-- What to work on --
Read the listing below and copy out every line that holds "this".

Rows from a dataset
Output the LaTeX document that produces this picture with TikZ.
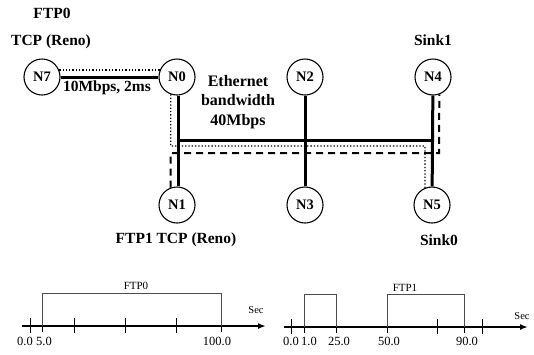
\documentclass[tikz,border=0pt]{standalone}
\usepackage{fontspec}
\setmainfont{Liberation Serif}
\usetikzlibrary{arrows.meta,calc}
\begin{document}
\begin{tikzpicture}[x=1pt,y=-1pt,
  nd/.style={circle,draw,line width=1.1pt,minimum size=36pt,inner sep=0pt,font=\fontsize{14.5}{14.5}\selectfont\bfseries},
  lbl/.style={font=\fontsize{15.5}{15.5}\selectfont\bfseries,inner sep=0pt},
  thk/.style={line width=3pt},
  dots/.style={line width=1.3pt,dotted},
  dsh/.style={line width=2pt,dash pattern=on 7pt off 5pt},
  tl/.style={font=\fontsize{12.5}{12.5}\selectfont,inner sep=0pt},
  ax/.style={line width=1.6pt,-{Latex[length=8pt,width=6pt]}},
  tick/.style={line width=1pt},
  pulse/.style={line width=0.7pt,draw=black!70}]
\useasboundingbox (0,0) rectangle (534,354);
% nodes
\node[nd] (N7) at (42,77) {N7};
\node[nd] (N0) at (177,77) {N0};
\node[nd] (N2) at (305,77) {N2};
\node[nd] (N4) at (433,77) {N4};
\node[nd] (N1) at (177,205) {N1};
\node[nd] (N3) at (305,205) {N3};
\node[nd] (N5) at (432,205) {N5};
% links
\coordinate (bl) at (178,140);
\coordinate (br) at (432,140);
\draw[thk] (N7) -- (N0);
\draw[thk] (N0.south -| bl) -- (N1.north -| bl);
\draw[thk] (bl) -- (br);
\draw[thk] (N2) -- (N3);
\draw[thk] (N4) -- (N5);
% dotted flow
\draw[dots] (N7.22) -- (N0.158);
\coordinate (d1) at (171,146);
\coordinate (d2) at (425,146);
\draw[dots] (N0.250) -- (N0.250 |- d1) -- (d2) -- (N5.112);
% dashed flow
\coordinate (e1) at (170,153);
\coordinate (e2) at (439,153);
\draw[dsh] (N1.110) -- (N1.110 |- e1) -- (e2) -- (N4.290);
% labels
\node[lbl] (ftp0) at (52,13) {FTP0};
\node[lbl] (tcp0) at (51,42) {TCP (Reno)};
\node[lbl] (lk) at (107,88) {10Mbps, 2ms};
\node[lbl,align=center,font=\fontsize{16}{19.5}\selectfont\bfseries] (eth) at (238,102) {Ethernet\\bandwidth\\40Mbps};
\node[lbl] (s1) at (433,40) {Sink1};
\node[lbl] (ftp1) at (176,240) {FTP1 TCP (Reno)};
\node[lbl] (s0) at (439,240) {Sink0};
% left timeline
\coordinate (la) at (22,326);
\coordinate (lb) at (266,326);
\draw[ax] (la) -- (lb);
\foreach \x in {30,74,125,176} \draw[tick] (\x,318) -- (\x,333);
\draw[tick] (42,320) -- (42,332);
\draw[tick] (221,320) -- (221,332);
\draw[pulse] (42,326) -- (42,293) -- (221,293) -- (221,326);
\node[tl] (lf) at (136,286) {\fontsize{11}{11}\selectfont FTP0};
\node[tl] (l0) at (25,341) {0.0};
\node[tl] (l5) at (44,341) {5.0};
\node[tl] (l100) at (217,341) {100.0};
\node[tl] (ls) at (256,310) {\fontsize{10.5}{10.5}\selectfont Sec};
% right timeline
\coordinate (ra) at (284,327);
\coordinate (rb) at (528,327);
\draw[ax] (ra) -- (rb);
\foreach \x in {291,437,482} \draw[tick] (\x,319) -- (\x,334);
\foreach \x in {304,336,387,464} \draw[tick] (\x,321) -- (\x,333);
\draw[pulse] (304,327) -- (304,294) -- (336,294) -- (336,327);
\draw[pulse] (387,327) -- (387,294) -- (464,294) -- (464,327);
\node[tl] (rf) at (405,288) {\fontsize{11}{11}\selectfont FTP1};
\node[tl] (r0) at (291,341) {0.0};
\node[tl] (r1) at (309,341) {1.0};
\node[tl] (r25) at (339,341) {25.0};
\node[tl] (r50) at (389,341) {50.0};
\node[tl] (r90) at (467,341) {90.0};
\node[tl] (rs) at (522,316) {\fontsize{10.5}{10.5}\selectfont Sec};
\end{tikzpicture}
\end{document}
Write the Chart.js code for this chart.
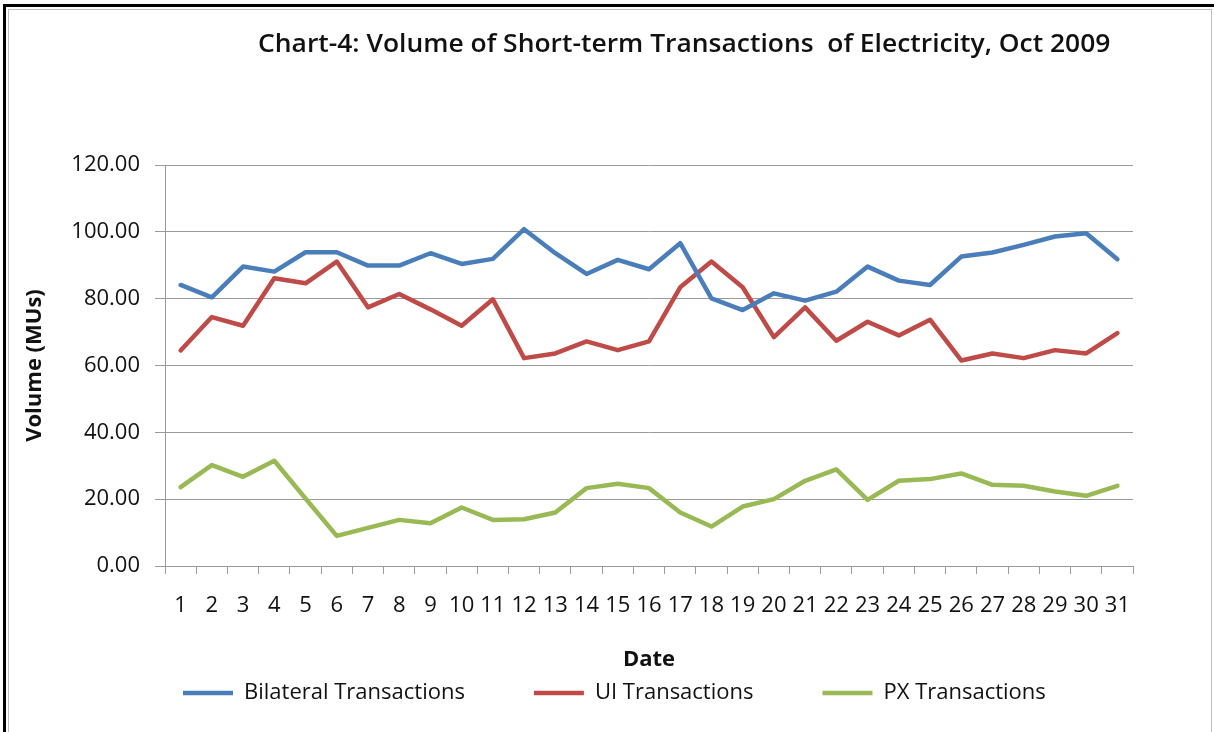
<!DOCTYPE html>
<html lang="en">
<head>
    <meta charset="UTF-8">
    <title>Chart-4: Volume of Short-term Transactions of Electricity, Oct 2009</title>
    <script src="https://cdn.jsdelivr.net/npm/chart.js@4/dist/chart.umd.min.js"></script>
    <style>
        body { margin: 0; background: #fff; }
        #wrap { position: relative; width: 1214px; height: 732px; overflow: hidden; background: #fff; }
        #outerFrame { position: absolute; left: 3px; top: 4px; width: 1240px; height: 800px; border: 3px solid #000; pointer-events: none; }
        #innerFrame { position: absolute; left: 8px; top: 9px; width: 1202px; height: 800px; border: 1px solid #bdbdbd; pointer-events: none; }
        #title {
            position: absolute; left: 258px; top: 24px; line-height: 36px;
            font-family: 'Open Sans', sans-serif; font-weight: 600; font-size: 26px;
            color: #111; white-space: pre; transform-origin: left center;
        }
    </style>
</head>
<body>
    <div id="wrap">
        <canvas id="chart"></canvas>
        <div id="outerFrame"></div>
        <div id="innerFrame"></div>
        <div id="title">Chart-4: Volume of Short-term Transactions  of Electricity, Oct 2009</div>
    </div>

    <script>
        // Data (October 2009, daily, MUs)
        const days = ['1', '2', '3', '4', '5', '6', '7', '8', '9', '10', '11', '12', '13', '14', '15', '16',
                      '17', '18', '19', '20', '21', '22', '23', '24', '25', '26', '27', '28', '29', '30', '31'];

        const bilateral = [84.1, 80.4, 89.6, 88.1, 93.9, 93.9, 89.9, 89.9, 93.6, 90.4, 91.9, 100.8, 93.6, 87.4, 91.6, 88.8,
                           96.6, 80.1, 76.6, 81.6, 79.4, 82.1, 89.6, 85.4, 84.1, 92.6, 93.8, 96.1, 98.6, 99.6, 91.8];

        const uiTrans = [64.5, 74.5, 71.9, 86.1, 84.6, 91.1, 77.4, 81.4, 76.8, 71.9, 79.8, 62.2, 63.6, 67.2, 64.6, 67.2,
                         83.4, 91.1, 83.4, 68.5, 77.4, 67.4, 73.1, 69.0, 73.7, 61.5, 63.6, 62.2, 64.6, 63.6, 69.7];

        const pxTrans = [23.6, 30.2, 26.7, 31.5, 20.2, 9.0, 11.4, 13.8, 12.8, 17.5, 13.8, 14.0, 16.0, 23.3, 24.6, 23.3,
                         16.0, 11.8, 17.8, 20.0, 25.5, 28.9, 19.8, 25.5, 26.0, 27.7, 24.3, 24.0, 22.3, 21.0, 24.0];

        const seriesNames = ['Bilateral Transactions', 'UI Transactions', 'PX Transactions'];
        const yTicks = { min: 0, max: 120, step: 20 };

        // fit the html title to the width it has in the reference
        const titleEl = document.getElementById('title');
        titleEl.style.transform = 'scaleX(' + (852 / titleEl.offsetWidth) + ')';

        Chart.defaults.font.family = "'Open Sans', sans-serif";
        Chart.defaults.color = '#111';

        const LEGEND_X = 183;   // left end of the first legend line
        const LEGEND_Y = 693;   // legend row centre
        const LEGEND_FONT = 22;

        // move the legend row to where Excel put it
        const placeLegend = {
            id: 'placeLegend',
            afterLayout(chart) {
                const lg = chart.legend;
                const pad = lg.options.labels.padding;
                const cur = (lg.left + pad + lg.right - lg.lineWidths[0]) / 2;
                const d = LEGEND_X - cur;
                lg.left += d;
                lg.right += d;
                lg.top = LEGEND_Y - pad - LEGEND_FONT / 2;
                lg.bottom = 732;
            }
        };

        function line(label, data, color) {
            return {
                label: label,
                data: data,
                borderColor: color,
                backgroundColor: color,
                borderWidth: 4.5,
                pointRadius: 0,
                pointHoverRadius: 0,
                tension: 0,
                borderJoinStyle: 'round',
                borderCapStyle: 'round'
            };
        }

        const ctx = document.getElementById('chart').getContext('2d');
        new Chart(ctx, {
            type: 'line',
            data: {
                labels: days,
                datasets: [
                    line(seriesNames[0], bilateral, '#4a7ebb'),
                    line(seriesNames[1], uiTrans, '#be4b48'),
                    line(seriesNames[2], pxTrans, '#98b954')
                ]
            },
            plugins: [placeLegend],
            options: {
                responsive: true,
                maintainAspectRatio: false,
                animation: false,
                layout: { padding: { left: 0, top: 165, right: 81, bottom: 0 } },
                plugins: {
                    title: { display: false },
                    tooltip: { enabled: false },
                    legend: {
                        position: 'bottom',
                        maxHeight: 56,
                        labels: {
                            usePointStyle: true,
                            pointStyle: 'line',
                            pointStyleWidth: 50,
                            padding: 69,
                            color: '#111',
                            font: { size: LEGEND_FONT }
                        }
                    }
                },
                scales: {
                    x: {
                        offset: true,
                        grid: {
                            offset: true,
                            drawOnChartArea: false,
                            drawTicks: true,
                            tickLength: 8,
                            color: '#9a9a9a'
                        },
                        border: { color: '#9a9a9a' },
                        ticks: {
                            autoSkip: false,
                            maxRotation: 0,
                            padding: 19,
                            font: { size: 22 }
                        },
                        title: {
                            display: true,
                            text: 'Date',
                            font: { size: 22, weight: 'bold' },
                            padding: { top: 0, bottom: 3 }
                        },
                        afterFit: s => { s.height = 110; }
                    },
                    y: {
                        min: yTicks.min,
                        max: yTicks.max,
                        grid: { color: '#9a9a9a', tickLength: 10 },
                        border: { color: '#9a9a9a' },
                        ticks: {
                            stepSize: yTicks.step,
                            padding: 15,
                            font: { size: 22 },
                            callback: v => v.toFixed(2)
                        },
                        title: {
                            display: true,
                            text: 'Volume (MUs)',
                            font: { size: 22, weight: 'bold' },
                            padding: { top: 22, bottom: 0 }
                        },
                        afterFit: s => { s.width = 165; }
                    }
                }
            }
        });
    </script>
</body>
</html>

-- Task solution --
Output the LaTeX document that produces this picture with TikZ.
Write the Chart.js code for this chart.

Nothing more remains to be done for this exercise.